What if it truly is the case that upwards of 80% of Gazans really do hate the idea of Israel existing at all so much that they don't mind giving up things like running water to hit back at them somehow? What evidence would you accept that that's the case?
For me, a lot of this comes from the, I guess you would call it hangover or backlash from the Iraq war. We were told the same things during the runup to that. Hey, the only reason this place is a mess is because Saddam Hussein is a big fat jerk. If we just bump him off, it'll be a nice stable Democracy in a snap. The Bush admin said it. I remember reading all of the blogs saying it at the time. I probably said it to a few people myself. I wanted to believe it. Then, reality hit us all in the face. Saddam was actually keeping a lid on a lot of beefs that promptly blew up in our faces as soon as his regime was out of the picture. Through a tremendous effort in both blood and treasure by the most powerful military in the world, we eventually managed to get it sort of kind of under control. At least until ISIS gobbled up a good chunk of it. But let's not get too far into recent Middle East happenings. Bottom line is that it is a nice and seductive idea that there's all a bunch of nice kind peaceful people in these places who are being oppressed by a minority of nutcases, but it's just not the case. We've had our faces rubbed into it good and hard by now.
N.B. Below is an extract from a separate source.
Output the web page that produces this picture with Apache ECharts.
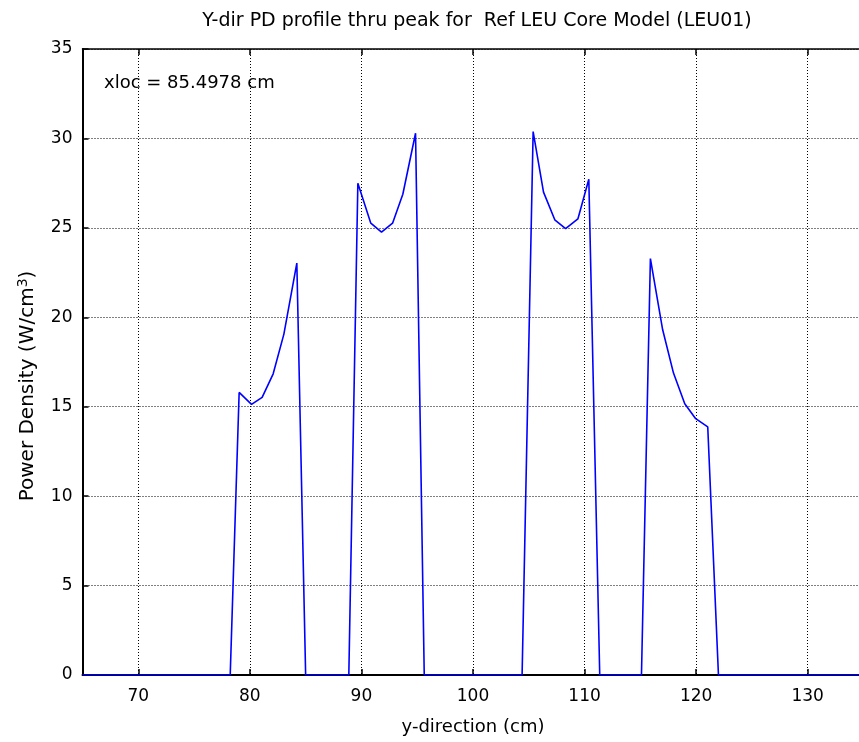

I think often of this old-ish, since deleted article I read a while back during the Iraq war and Arab Spring. A Western blogger / journalist meets an Egyptian political blogger for a little tour of Cairo and a few conversations. In one, he asks this Egyptian guy, a classical liberal there, "How many people here think like you do?". The answer was "Few, very few. Less than ten percent probably." Also note how the Taliban took over Afghanistan about 20 minutes after the US Military left. The way I see it, it's just a fact that a majority of people in that region really do think this way. Nothing we try to do in the region will work right if we continue to refuse to accept this even when it's staring us in the face.